5. Picket with a twist
Classic picket fences can be the perfect companion to any home that leans toward cottage, country or traditional styles. To give traditional picket fences a slightly different look, try varying the widths for a less uniform style.
For this fence outside a cottage in Seattle, USA, a combination of two slightly different picket widths results in a more custom look. Flat-topped pickets also update this style.
6. Whimsical woven fences
Made from weaving thin branches (often willow or wattle) between timber posts, woven fencing is a centuries-old technique that can add a beautiful texture to gardens and a handmade element to patio designs. The style works best with cottages and traditional homes and with classic building materials, including brick, natural stone and pebble or gravel landscaping.

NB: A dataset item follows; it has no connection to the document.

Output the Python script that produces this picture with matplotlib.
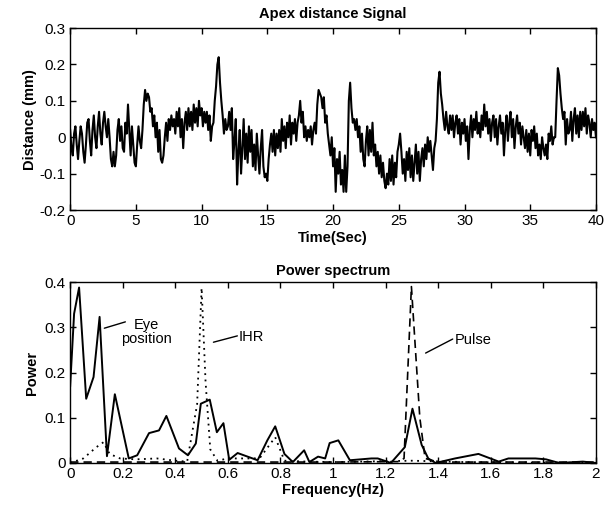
import numpy as np
import matplotlib
matplotlib.use('Agg')
import matplotlib.pyplot as plt

plt.rcParams['font.family'] = ['Liberation Sans', 'DejaVu Sans']

# apex distance signal, one value every 0.1 s (mm)
t = np.arange(0, 40.05, 0.1)
dist = [
    0.02, -0.03, -0.05, 0.01, 0.03, -0.02, -0.06, -0.01, 0.03, 0.01,
    -0.04, -0.07, -0.02, 0.04, 0.05, -0.01, -0.05, 0.02, 0.06, 0.00,
    -0.03, 0.03, 0.07, 0.01, -0.02, 0.04, 0.07, 0.03, 0.00, 0.05,
    0.00, -0.06, -0.08, -0.04, -0.08, -0.05, 0.02, 0.05, -0.01, 0.03,
    -0.03, -0.04, 0.04, 0.01, 0.09, 0.02, -0.05, 0.03, -0.02, -0.07,
    -0.08, -0.02, 0.03, -0.01, -0.03, 0.02, 0.09, 0.13, 0.10, 0.12,
    0.11, 0.07, 0.08, 0.03, 0.06, 0.00, 0.04, -0.04, 0.02, -0.06,
    -0.07, -0.05, 0.00, 0.04, -0.01, 0.05, 0.02, 0.06, 0.03, 0.05,
    0.01, 0.07, 0.03, 0.08, 0.00, 0.05, -0.03, 0.04, 0.07, 0.02,
    0.08, 0.03, 0.07, 0.02, 0.09, 0.04, 0.08, 0.03, 0.10, 0.06,
    0.08, 0.03, 0.07, 0.04, 0.07, 0.02, 0.06, -0.01, 0.03, 0.04,
    0.10, 0.14, 0.20, 0.22, 0.15, 0.10, 0.06, 0.01, 0.05, 0.02,
    0.03, 0.07, 0.02, 0.08, -0.06, -0.01, 0.05, -0.13, -0.04, 0.02,
    -0.10, -0.03, 0.05, -0.06, 0.01, -0.07, 0.03, -0.04, 0.02, -0.08,
    -0.02, -0.09, 0.01, -0.05, -0.10, -0.03, 0.02, -0.08, -0.11, -0.10,
    -0.12, -0.06, -0.02, 0.01, -0.04, 0.02, -0.05, 0.01, -0.03, 0.02,
    -0.04, 0.05, -0.01, 0.03, -0.03, 0.04, 0.00, 0.06, -0.02, 0.04,
    0.01, 0.05, -0.01, 0.04, 0.06, 0.10, 0.04, 0.07, 0.00, 0.03,
    -0.01, 0.02, 0.00, 0.03, -0.02, 0.02, 0.04, 0.01, 0.09, 0.13,
    0.12, 0.11, 0.08, 0.11, 0.04, 0.06, 0.01, -0.02, -0.05, 0.00,
    -0.08, -0.03, -0.15, -0.06, -0.10, -0.04, -0.13, -0.09, -0.15, -0.05,
    -0.15, -0.08, 0.10, 0.15, 0.08, 0.04, 0.05, 0.02, 0.05, 0.00,
    0.03, -0.04, 0.01, -0.06, -0.08, -0.01, 0.03, -0.05, 0.02, -0.04,
    0.04, -0.05, -0.02, -0.08, -0.04, -0.10, -0.05, -0.11, -0.07, -0.12,
    -0.14, -0.10, -0.13, -0.06, -0.12, -0.05, -0.13, -0.07, -0.11, -0.04,
    -0.02, 0.01, -0.04, -0.10, -0.06, -0.12, -0.04, -0.09, -0.03, -0.11,
    -0.05, -0.12, -0.07, -0.02, -0.10, -0.04, -0.12, -0.06, -0.03, -0.08,
    -0.02, -0.06, 0.00, -0.04, -0.01, -0.05, -0.09, -0.03, -0.01, 0.05,
    0.15, 0.18, 0.12, 0.09, 0.05, 0.02, 0.07, 0.03, 0.01, 0.06,
    0.02, 0.06, 0.00, 0.04, 0.06, 0.01, 0.05, -0.02, 0.04, 0.01,
    0.05, -0.01, 0.03, -0.06, 0.02, 0.06, 0.00, 0.05, 0.02, 0.07,
    0.01, 0.04, 0.00, 0.06, 0.02, 0.09, 0.03, 0.07, 0.01, 0.05,
    -0.01, 0.04, 0.06, 0.00, 0.05, -0.02, 0.03, 0.06, 0.01, 0.04,
    -0.05, 0.02, 0.06, -0.01, 0.04, 0.07, 0.00, 0.05, -0.03, 0.03,
    0.06, 0.01, 0.04, -0.02, 0.03, 0.00, -0.03, 0.02, -0.04, 0.01,
    -0.05, 0.02, -0.01, 0.03, -0.03, 0.01, -0.05, -0.02, -0.06, 0.00,
    -0.03, -0.05, -0.02, -0.06, 0.01, -0.01, 0.03, -0.02, 0.00, 0.00,
    0.10, 0.19, 0.17, 0.12, 0.08, 0.05, 0.07, -0.02, 0.05, 0.01,
    0.02, 0.07, -0.01, 0.05, 0.08, 0.01, 0.06, 0.00, 0.07, 0.02,
    0.07, 0.03, 0.08, 0.01, 0.06, 0.04, 0.00, 0.05, 0.02, 0.04,
    0.00,
]

# power spectrum curves
f_eye = [0, 0.015, 0.034, 0.061, 0.089, 0.112, 0.14, 0.17, 0.223, 0.255, 0.30, 0.338,
         0.366, 0.414, 0.448, 0.478, 0.497, 0.531, 0.558, 0.583, 0.605, 0.637, 0.713,
         0.75, 0.78, 0.815, 0.847, 0.89, 0.91, 0.943, 0.97, 0.987, 1.02, 1.064, 1.146,
         1.17, 1.22, 1.273, 1.302, 1.337, 1.362, 1.39, 1.464, 1.553, 1.63, 1.667, 1.77,
         1.81, 1.86, 1.95, 2.0]
p_eye = [0.17, 0.33, 0.388, 0.142, 0.19, 0.323, 0.015, 0.152, 0.01, 0.017, 0.066, 0.072,
         0.104, 0.032, 0.017, 0.043, 0.131, 0.14, 0.068, 0.088, 0.007, 0.022, 0.006,
         0.05, 0.081, 0.02, 0.002, 0.028, 0.002, 0.014, 0.01, 0.044, 0.05, 0.006, 0.01,
         0.01, 0.0, 0.035, 0.12, 0.04, 0.01, 0.0, 0.01, 0.02, 0.003, 0.01, 0.01,
         0.008, 0.0, 0.003, 0.0]

f_ihr = [0, 0.05, 0.10, 0.127, 0.15, 0.19, 0.25, 0.33, 0.40, 0.445, 0.483, 0.50, 0.515,
         0.533, 0.56, 0.60, 0.70, 0.724, 0.78, 0.815, 0.9, 1.0, 1.3, 1.5, 2.0]
p_ihr = [0.0, 0.01, 0.035, 0.046, 0.02, 0.01, 0.008, 0.01, 0.005, 0.003, 0.13, 0.387, 0.18,
         0.03, 0.005, 0.01, 0.01, 0.013, 0.057, 0.005, 0.003, 0.002, 0.005, 0.002, 0.0]

f_pulse = [0, 0.5, 1.0, 1.25, 1.27, 1.298, 1.33, 1.35, 1.4, 2.0]
p_pulse = [0.002, 0.002, 0.002, 0.003, 0.01, 0.39, 0.10, 0.01, 0.002, 0.002]

fig = plt.figure(figsize=(6.1, 5.11), dpi=100)
ax1 = fig.add_axes([0.115, 0.589, 0.862, 0.356])
ax2 = fig.add_axes([0.115, 0.094, 0.862, 0.354])

ax1.plot(t, dist, color='k', lw=1.5)
ax1.set_xlim(0, 40)
ax1.set_ylim(-0.2, 0.3)
ax1.set_xticks(np.arange(0, 41, 5))
ax1.set_yticks([-0.2, -0.1, 0, 0.1, 0.2, 0.3])
ax1.set_yticklabels(['-0.2', '-0.1', '0', '0.1', '0.2', '0.3'])
ax1.set_title('Apex distance Signal', fontsize=10.5, fontweight='bold', pad=7)
ax1.set_xlabel('Time(Sec)', fontsize=10.5, fontweight='bold', labelpad=2)
ax1.set_ylabel('Distance (mm)', fontsize=10.5, fontweight='bold', labelpad=2)

ax2.plot(f_eye, p_eye, color='k', lw=1.4)
ax2.plot(f_ihr, p_ihr, color='k', lw=1.3, ls=(0, (1, 2.5)))
ax2.plot(f_pulse, p_pulse, color='k', lw=1.2, ls=(0, (5, 3)))
ax2.set_xlim(0, 2)
ax2.set_ylim(0, 0.4)
ax2.set_xticks(np.arange(0, 2.01, 0.2))
ax2.set_xticklabels(['0', '0.2', '0.4', '0.6', '0.8', '1', '1.2', '1.4', '1.6', '1.8', '2'])
ax2.set_yticks([0, 0.1, 0.2, 0.3, 0.4])
ax2.set_yticklabels(['0', '0.1', '0.2', '0.3', '0.4'])
ax2.set_title('Power spectrum', fontsize=10.5, fontweight='bold', pad=5)
ax2.set_xlabel('Frequency(Hz)', fontsize=10.5, fontweight='bold', labelpad=1)
ax2.set_ylabel('Power', fontsize=10.5, fontweight='bold', labelpad=4)

arrow = dict(arrowstyle='-', color='k', lw=1, shrinkA=0, shrinkB=0)
ax2.annotate('', xy=(0.13, 0.298), xytext=(0.21, 0.312), arrowprops=arrow)
ax2.text(0.29, 0.29, 'Eye\nposition', ha='center', va='center', fontsize=10.5, linespacing=1.05)
ax2.annotate('', xy=(0.545, 0.267), xytext=(0.636, 0.281), arrowprops=arrow)
ax2.text(0.64, 0.279, 'IHR', ha='left', va='center', fontsize=10.5)
ax2.annotate('', xy=(1.352, 0.243), xytext=(1.455, 0.274), arrowprops=arrow)
ax2.text(1.463, 0.273, 'Pulse', ha='left', va='center', fontsize=10.5)

for ax in (ax1, ax2):
    ax.tick_params(direction='in', top=True, right=True, length=4, width=1,
                   labelsize=11, pad=3)
    for s in ax.spines.values():
        s.set_linewidth(1)

fig.savefig('out.png', dpi=100)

Wattle fencing in this whimsical Dutch garden designed by Studio Toop in Amsterdam, the Netherlands, brings a feeling of being in the countryside to this city home.
7. Wide-set vertical boards
Arranging fence boards so that their narrower side faces out (with wide spaces between them) offers a twist on the standard vertical timber-plank fence – and also can result in an optical illusion, depending on the angle you view it from. From one angle the fence appears solid, and from another angle you see only narrow slivers of fence.
This technique was used to provide privacy screening around this London deck in the UK, designed by Leask Architecture, which features an outdoor bath (with privacy added by potted plants). To adopt this style at home, adjust the gaps between boards according to how much screening you’d like.
8. Floating boards
Landscape architect Michael A Gilkey designed this sculptural, three-dimensional screen to enclose an at-home yoga garden in Florida, USA (the raised timber platform is designed to fit a yoga mat).
Sections of thermally treated ash wood are attached to vertical posts. Boards flipped on their edges become floating shelves for potted succulents and sculptures. The fencing provides privacy and a visually rich backdrop for a backyard yoga practice and relaxation.
9. Colourful reclaimed planks
Multi-coloured salvaged boards create a tapestry-like effect above an existing mint-green fence in this backyard in San Francisco, USA, by Growsgreen Landscape Design. The designer created asymmetrical openings in the upper portion of the fence that overlook the foliage behind the fence.
The style would work well for an eclectic landscape or where you’d like to add some personality to a more traditional-style yard or deck.
10. Roofed fences
Often seen in Japanese gardens, a slanted roof adds a beautiful finish to a fence. Roofed bamboo fence panels held by a timber frame mark the entrance to the Japanese-style garden seen here, by Kikuchi + Kankel Design Group in San Francisco, USA.
Try this fence style in Japanese-inspired gardens to frame an entrance, surround a secluded garden or enclose a pool area.